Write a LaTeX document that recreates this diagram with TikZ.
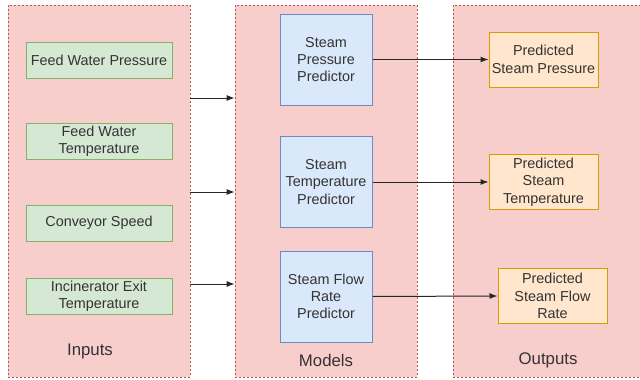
\documentclass[tikz,border=0pt]{standalone}
\usepackage{fontspec}
\setmainfont{Liberation Sans}
\usetikzlibrary{arrows.meta}
\definecolor{contfill}{HTML}{F8CECC}
\definecolor{contdraw}{HTML}{B85450}
\definecolor{gfill}{HTML}{D5E8D4}
\definecolor{gdraw}{HTML}{82B366}
\definecolor{bfill}{HTML}{DAE8FC}
\definecolor{bdraw}{HTML}{6C8EBF}
\definecolor{ofill}{HTML}{FFE6CC}
\definecolor{odraw}{HTML}{D79B00}
\definecolor{txt}{HTML}{333333}
\tikzset{
  container/.style={fill=contfill, draw=contdraw, dash pattern=on 2pt off 2pt, line width=0.7pt, rectangle, inner sep=0pt},
  boxtext/.style={text=txt, font=\fontsize{14.4}{17.3}\selectfont, align=center, inner sep=0pt},
  inbox/.style={boxtext, fill=gfill, draw=gdraw, line width=1pt, minimum width=146pt, minimum height=36pt},
  modbox/.style={boxtext, fill=bfill, draw=bdraw, line width=1pt, minimum width=92pt, minimum height=91pt},
  outbox/.style={boxtext, fill=ofill, draw=odraw, line width=1pt, minimum width=109pt, minimum height=55pt},
  grouplabel/.style={text=txt, font=\fontsize{16.8}{20}\selectfont, inner sep=0pt},
  conn/.style={-{Latex[length=8pt,width=6pt]}, line width=1pt, draw=black!85}
}
\begin{document}
\begin{tikzpicture}[x=1pt,y=-1pt]
\useasboundingbox (0,0) rectangle (640,380);
\clip (0,0) rectangle (640,380);
\fill[white] (0,0) rectangle (640,380);
% containers
\node[container, minimum width=182pt, minimum height=372pt] (inputs) at (99,191) {};
\node[container, minimum width=182pt, minimum height=372pt] (models) at (326,191) {};
\node[container, minimum width=192pt, minimum height=372pt] (outputs) at (549,191) {};
% inputs
\node[inbox] (fwp) at (99,60) {Feed Water Pressure};
\node[inbox] (fwt) at (99,141) {Feed Water\\Temperature};
\node[inbox] (cs) at (99,223) {Conveyor Speed};
\node[inbox] (iet) at (99,296) {Incinerator Exit\\Temperature};
\node[grouplabel] (inlabel) at (90,351) {Inputs};
% models
\node[modbox] (spp) at (326,59.5) {Steam\\Pressure\\Predictor};
\node[modbox] (stp) at (326,182) {Steam\\Temperature\\Predictor};
\node[modbox] (sfp) at (326,296.5) {Steam Flow\\Rate\\Predictor};
\node[grouplabel] (modlabel) at (326,360) {Models};
% outputs
\node[outbox] (psp) at (543.5,59.5) {Predicted\\Steam Pressure};
\node[outbox] (pst) at (543.5,182) {Predicted\\Steam\\Temperature};
\node[outbox] (psf) at (552.5,296) {Predicted\\Steam Flow\\Rate};
\node[grouplabel] (outlabel) at (548,360) {Outputs};
% connectors inputs -> models
\coordinate (ya) at (0,98);
\coordinate (yb) at (0,192);
\coordinate (yc) at (0,284);
\draw[conn] (inputs.east |- ya) -- (models.west |- ya);
\draw[conn] (inputs.east |- yb) -- (models.west |- yb);
\draw[conn] (inputs.east |- yc) -- (models.west |- yc);
% connectors models -> outputs
\draw[conn] (spp.east) -- (psp.west);
\draw[conn] (stp.east) -- (pst.west);
\draw[conn] (sfp.east) -- (psf.west);
\end{tikzpicture}
\end{document}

================

## Written instruction
Set every line down exactly as written, leaving each picture out.

## Correct output
Write a LaTeX document that recreates this diagram with TikZ.
\documentclass[tikz,border=0pt]{standalone}
\usepackage{fontspec}
\setmainfont{Liberation Sans}
\usetikzlibrary{arrows.meta}
\definecolor{contfill}{HTML}{F8CECC}
\definecolor{contdraw}{HTML}{B85450}
\definecolor{gfill}{HTML}{D5E8D4}
\definecolor{gdraw}{HTML}{82B366}
\definecolor{bfill}{HTML}{DAE8FC}
\definecolor{bdraw}{HTML}{6C8EBF}
\definecolor{ofill}{HTML}{FFE6CC}
\definecolor{odraw}{HTML}{D79B00}
\definecolor{txt}{HTML}{333333}
\tikzset{
  container/.style={fill=contfill, draw=contdraw, dash pattern=on 2pt off 2pt, line width=0.7pt, rectangle, inner sep=0pt},
  boxtext/.style={text=txt, font=\fontsize{14.4}{17.3}\selectfont, align=center, inner sep=0pt},
  inbox/.style={boxtext, fill=gfill, draw=gdraw, line width=1pt, minimum width=146pt, minimum height=36pt},
  modbox/.style={boxtext, fill=bfill, draw=bdraw, line width=1pt, minimum width=92pt, minimum height=91pt},
  outbox/.style={boxtext, fill=ofill, draw=odraw, line width=1pt, minimum width=109pt, minimum height=55pt},
  grouplabel/.style={text=txt, font=\fontsize{16.8}{20}\selectfont, inner sep=0pt},
  conn/.style={-{Latex[length=8pt,width=6pt]}, line width=1pt, draw=black!85}
}
\begin{document}
\begin{tikzpicture}[x=1pt,y=-1pt]
\useasboundingbox (0,0) rectangle (640,380);
\clip (0,0) rectangle (640,380);
\fill[white] (0,0) rectangle (640,380);
% containers
\node[container, minimum width=182pt, minimum height=372pt] (inputs) at (99,191) {};
\node[container, minimum width=182pt, minimum height=372pt] (models) at (326,191) {};
\node[container, minimum width=192pt, minimum height=372pt] (outputs) at (549,191) {};
% inputs
\node[inbox] (fwp) at (99,60) {Feed Water Pressure};
\node[inbox] (fwt) at (99,141) {Feed Water\\Temperature};
\node[inbox] (cs) at (99,223) {Conveyor Speed};
\node[inbox] (iet) at (99,296) {Incinerator Exit\\Temperature};
\node[grouplabel] (inlabel) at (90,351) {Inputs};
% models
\node[modbox] (spp) at (326,59.5) {Steam\\Pressure\\Predictor};
\node[modbox] (stp) at (326,182) {Steam\\Temperature\\Predictor};
\node[modbox] (sfp) at (326,296.5) {Steam Flow\\Rate\\Predictor};
\node[grouplabel] (modlabel) at (326,360) {Models};
% outputs
\node[outbox] (psp) at (543.5,59.5) {Predicted\\Steam Pressure};
\node[outbox] (pst) at (543.5,182) {Predicted\\Steam\\Temperature};
\node[outbox] (psf) at (552.5,296) {Predicted\\Steam Flow\\Rate};
\node[grouplabel] (outlabel) at (548,360) {Outputs};
% connectors inputs -> models
\coordinate (ya) at (0,98);
\coordinate (yb) at (0,192);
\coordinate (yc) at (0,284);
\draw[conn] (inputs.east |- ya) -- (models.west |- ya);
\draw[conn] (inputs.east |- yb) -- (models.west |- yb);
\draw[conn] (inputs.east |- yc) -- (models.west |- yc);
% connectors models -> outputs
\draw[conn] (spp.east) -- (psp.west);
\draw[conn] (stp.east) -- (pst.west);
\draw[conn] (sfp.east) -- (psf.west);
\end{tikzpicture}
\end{document}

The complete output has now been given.